The same goes for math: even with the basic understanding that I have (I only made it as far as Algebra II) the logic when explained well is inherent in the subject. Earlier in my doctoral studies, beginning in 2020, my two-sided approach to developing my own character and intellect beyond my studies came in the form of first signing up for Irish classes again, and second picking up where I left off with my mathematical studies in college and trying my hand at a beginner physics course. I’m sad to say I really haven’t had the time to devote to this mathematical pursuit as much as I would like. Perhaps I will be able to work it in someday, alas I also have to eat and sleep, and I’ve learned my attention will only last for so long. I too, dear reader, am only human.
Yet this is something where Open AI o1 differs from the average bear, for it is decidedly not human. How would we try to successfully communicate with a non-human entity or being when we have no basis for conversation to start with? The good thing about o1 and other AI programs is these are non-human minds which we are creating in our own image, ever the aspirant we are wrestling with the greater Essence from beyond this tangible Cosmos we inhabit. We can form o1 and its kind in the best image of our aspirations, a computerized mind that can recognize both empathy and logic and reflect those back to us in its answers to our questions. In the long run, I see o1’s descendants as the minds of far more powerful computers that will help our descendants explore this solar system and perhaps even beyond.
From the first time I saw it in work, I saw in ChatGPT a descendant of the fictional computers of Starfleet’s vessels whose purpose in being is to seek out new life and new civilizations and to boldly go where no one has gone before. Perhaps that future where humanity has built our utopia in this place, our planetary home, will be facilitated by AI. Perhaps, if we use it, build it, and train it right.

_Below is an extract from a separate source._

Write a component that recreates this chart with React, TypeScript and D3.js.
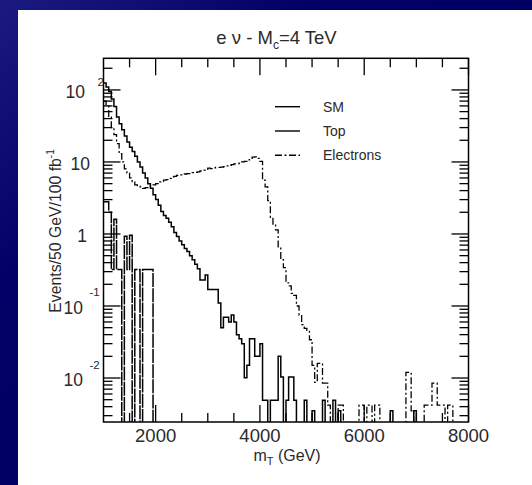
import React from 'react'
import * as d3 from 'd3'

// 50 GeV bins, first bin starts at 1000 GeV
const binStart = 1000
const binWidth = 50

// Events / 50 GeV / 100 fb^-1, one value per bin (0 = empty bin)
const smValues = [
    125, 110, 95, 75, 59, 42, 34, 28, 23, 19,
    16, 14, 12, 10, 8.5, 7.0, 6.0, 5.0, 4.3, 3.5,
    3.0, 2.5, 2.05, 1.8, 1.65, 1.45, 1.26, 1.05, 0.92, 0.8,
    0.71, 0.63, 0.57, 0.5, 0.44, 0.38, 0.33, 0.23, 0.23, 0.27,
    0.17, 0.17, 0.17, 0.17, 0.11, 0.05, 0.07, 0.07, 0.06, 0.075,
    0.06, 0.04, 0.035, 0.03, 0.0101, 0.015, 0.035, 0.035, 0.02, 0.02,
    0.03, 0.0049, 0.0049, 0, 0.0049, 0.0049, 0.0049, 0.02, 0.0103, 0,
    0.0049, 0.0103, 0.0103, 0.0049, 0, 0, 0, 0.0049, 0, 0,
    0.0035, 0, 0, 0, 0.0049, 0, 0, 0, 0.0049, 0,
    0.0035, 0, 0, 0, 0, 0, 0, 0, 0, 0,
    0, 0, 0, 0, 0, 0, 0, 0, 0, 0,
    0.0035, 0, 0, 0, 0, 0, 0, 0, 0, 0.0035,
    0,
]

const topValues = [
    2.8, 2.8, 2.0, 0.32, 1.6, 0.32, 0.32, 0, 0.93, 0.32,
    0.96, 0, 0.32, 0.32, 0, 0.32, 0.32, 0.32, 0.32, 0,
]

const electronValues = [
    70, 60, 42, 30, 24, 18, 13, 10, 8, 7,
    6, 5.3, 4.8, 4.6, 4.5, 4.3, 4.4, 4.5, 4.7, 4.8,
    5.0, 5.3, 5.4, 5.6, 5.7, 5.9, 6.2, 6.3, 6.5, 6.6,
    6.6, 6.8, 6.9, 6.9, 7.1, 7.2, 7.3, 7.5, 7.7, 7.9,
    8.2, 8.1, 8.3, 8.4, 8.4, 8.5, 8.6, 8.8, 9.0, 9.2,
    9.4, 9.5, 9.6, 10.0, 10.2, 10.7, 11.2, 11.7, 11.8, 11.2,
    10.2, 5.6, 4.5, 2.9, 1.7, 1.33, 1.14, 0.66, 0.44, 0.34,
    0.21, 0.19, 0.15, 0.14, 0.1, 0.075, 0.055, 0.049, 0.046, 0.034,
    0.015, 0.0087, 0.016, 0.016, 0.0085, 0.0085, 0.0042, 0, 0, 0,
    0.0042, 0.0042, 0, 0, 0, 0, 0, 0, 0.0042, 0.0042,
    0, 0.0042, 0.0042, 0, 0.0042, 0.0042, 0, 0, 0, 0,
    0, 0, 0, 0, 0, 0, 0.012, 0.012, 0.0035, 0,
    0, 0, 0, 0.0042, 0.0042, 0.0042, 0.0085, 0.0085, 0.0042, 0.0042,
    0.0042, 0, 0.0042, 0.0042, 0, 0,
]

const xMajorTicks = [2000, 4000, 6000, 8000]
const xMinorTicks = [1500, 2500, 3000, 3500, 4500, 5000, 5500, 6500, 7000, 7500]
const yDecades = [2, 1, 0, -1, -2]
const yMinorMult = [2, 3, 4, 5, 6, 7, 8, 9]
const legendItems = ['SM', 'Top', 'Electrons']

const W = 532
const H = 485
const frame = { left: 103.5, right: 468.5, top: 58.3, bottom: 422 }
const font = '"Liberation Sans", Arial, Helvetica, sans-serif'
const ink = '#2a2a2a'

const x = d3.scaleLinear().domain([1000, 8000]).range([frame.left, frame.right])
const y = d3.scaleLog().domain([0.00245, 275]).range([frame.bottom, frame.top])

function stepPath(values: number[]): string {
    const floor = frame.bottom + 6
    let d = ''
    values.forEach((v, i) => {
        const x0 = x(binStart + i * binWidth)
        const x1 = x(binStart + (i + 1) * binWidth)
        const yy = v > 0 ? y(v) : floor
        d += i === 0 ? `M${x0},${yy}` : `V${yy}`
        d += `H${x1}`
    })
    d += `V${floor}`
    return d
}

const series = [
    { name: 'SM', values: smValues, dash: undefined, width: 1.5 },
    { name: 'Top', values: topValues, dash: '14,1.2', width: 1.5 },
    { name: 'Electrons', values: electronValues, dash: '7,2.5,2,2.5', width: 1.3 },
]

const App: React.FC = () => {
    const yMinor: number[] = []
    for (let e = -3; e <= 2; e++) {
        yMinorMult.forEach((m) => {
            const v = m * Math.pow(10, e)
            if (v > y.domain()[0] && v < y.domain()[1]) yMinor.push(v)
        })
    }

    return (
        <svg
            width={W}
            height={H}
            style={{ position: 'fixed', left: 0, top: 0, display: 'block' }}
            fontFamily={font}
        >
            <defs>
                <linearGradient id="bg" x1="0" y1="0" x2="1" y2="1">
                    <stop offset="0" stopColor="#1a1a80" />
                    <stop offset="0.3" stopColor="#000066" />
                    <stop offset="1" stopColor="#00005e" />
                </linearGradient>
                <clipPath id="plot">
                    <rect
                        x={frame.left}
                        y={frame.top}
                        width={frame.right - frame.left}
                        height={frame.bottom - frame.top}
                    />
                </clipPath>
            </defs>
            <rect width={W} height={H} fill="url(#bg)" />
            <rect x={18} y={10} width={W - 18} height={H - 10} fill="#fff" />

            {/* title */}
            <text x={276.5} y={43.5} fontSize={18.5} fill={ink} textAnchor="middle">
                e ν - M
                <tspan fontSize={12} dy={5}>c</tspan>
                <tspan dy={-5}>=4 TeV</tspan>
            </text>

            {/* histograms */}
            <g clipPath="url(#plot)" fill="none" stroke="#000">
                {series.map((s) => (
                    <path
                        key={s.name}
                        d={stepPath(s.values)}
                        strokeWidth={s.width}
                        strokeDasharray={s.dash}
                    />
                ))}
            </g>

            {/* frame */}
            <rect
                x={frame.left}
                y={frame.top}
                width={frame.right - frame.left}
                height={frame.bottom - frame.top}
                fill="none"
                stroke="#000"
                strokeWidth={1.5}
            />

            {/* ticks on all four sides */}
            <g stroke="#000" strokeWidth={1.3}>
                {xMajorTicks.map((t) => (
                    <g key={'M' + t}>
                        <line x1={x(t)} x2={x(t)} y1={frame.bottom} y2={frame.bottom - 17} />
                        <line x1={x(t)} x2={x(t)} y1={frame.top} y2={frame.top + 17} />
                    </g>
                ))}
                {xMinorTicks.map((t) => (
                    <g key={'m' + t}>
                        <line x1={x(t)} x2={x(t)} y1={frame.bottom} y2={frame.bottom - 9} />
                        <line x1={x(t)} x2={x(t)} y1={frame.top} y2={frame.top + 9} />
                    </g>
                ))}
                {yDecades.map((e) => {
                    const yy = y(Math.pow(10, e))
                    return (
                        <g key={'Y' + e}>
                            <line x1={frame.left} x2={frame.left + 17} y1={yy} y2={yy} />
                            <line x1={frame.right} x2={frame.right - 17} y1={yy} y2={yy} />
                        </g>
                    )
                })}
                {yMinor.map((v, i) => (
                    <g key={'y' + i}>
                        <line x1={frame.left} x2={frame.left + 9} y1={y(v)} y2={y(v)} />
                        <line x1={frame.right} x2={frame.right - 9} y1={y(v)} y2={y(v)} />
                    </g>
                ))}
            </g>

            {/* x tick labels */}
            <g fontSize={18.5} fill={ink} textAnchor="middle">
                {xMajorTicks.map((t) => (
                    <text key={t} x={x(t)} y={442}>
                        {t}
                    </text>
                ))}
            </g>

            {/* y tick labels, PAW style 10 with raised exponent */}
            <g fill={ink}>
                {yDecades.map((e) => {
                    const yy = y(Math.pow(10, e))
                    if (e === 0)
                        return (
                            <text key={e} x={87} y={yy + 8} fontSize={17.5} textAnchor="end">
                                1
                            </text>
                        )
                    if (e === 1)
                        return (
                            <text key={e} x={90} y={yy + 8} fontSize={17.5} textAnchor="end">
                                10
                            </text>
                        )
                    const mainRight = e > 0 ? 85 : 83
                    return (
                        <g key={e}>
                            <text x={mainRight} y={yy + 8} fontSize={17.5} textAnchor="end">
                                10
                            </text>
                            <text x={e > 0 ? 97.5 : 89.5} y={yy + (e > 0 ? -3.5 : -9.5)} fontSize={11.5}>
                                {e > 0 ? String(e) : '-' + String(-e)}
                            </text>
                        </g>
                    )
                })}
            </g>

            {/* axis titles */}
            <text x={287} y={461} fontSize={16} fill={ink} textAnchor="middle">
                m
                <tspan fontSize={11} dy={4}>T</tspan>
                <tspan dy={-4}> (GeV)</tspan>
            </text>
            <text
                transform="translate(60.5,231) rotate(-90)"
                fontSize={15.8}
                fill={ink}
                textAnchor="middle"
            >
                Events/50 GeV/100 fb
                <tspan fontSize={10} dy={-7}>-1</tspan>
            </text>

            {/* legend */}
            <g>
                {legendItems.map((name, i) => {
                    const s = series.find((d) => d.name === name)!
                    const ly = 106.7 + i * 24.3
                    return (
                        <g key={name}>
                            <line
                                x1={275}
                                x2={300}
                                y1={ly}
                                y2={ly}
                                stroke="#000"
                                strokeWidth={1.4}
                                strokeDasharray={name === 'Electrons' ? s.dash : undefined}
                            />
                            <text x={323} y={ly + 5} fontSize={14} fill={ink}>
                                {name}
                            </text>
                        </g>
                    )
                })}
            </g>
        </svg>
    )
}

export default App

That said, the YouTuber Eddie Burback made a video several weeks ago about how he has seen AI put to use in his daily life in Los Angeles. In it, from the food delivery robots to his trips in several self-driving Waymo cars (manufactured by Jaguar), to his viewing of several AI films, Burback concluded that AI at this moment in 2024 is a net negative on human creativity and could remove more of the human element from the arts. I have seen far more AI generated images appear on my Instagram and Pinterest in the last year. I like Eddie’s videos, they may be long, but they are thorough and full of emotion, heart, and wit. They do a great service to their viewer at taking a long look at the world as he perceives it. I see much of the same thing, yet as the good Irish Catholic Cub fan that I am, I hold out hope that what today seems impossible to some: AI used morally and for the future improvement of our species and our advancement out of this adolescence in our story may still happen. I believe this is possible because I believe in us, that once this Wild West phase of the new Information Age settles down, we will see better uses of our new technologies develop, even as they continue to advance faster, higher, and stronger with each passing day.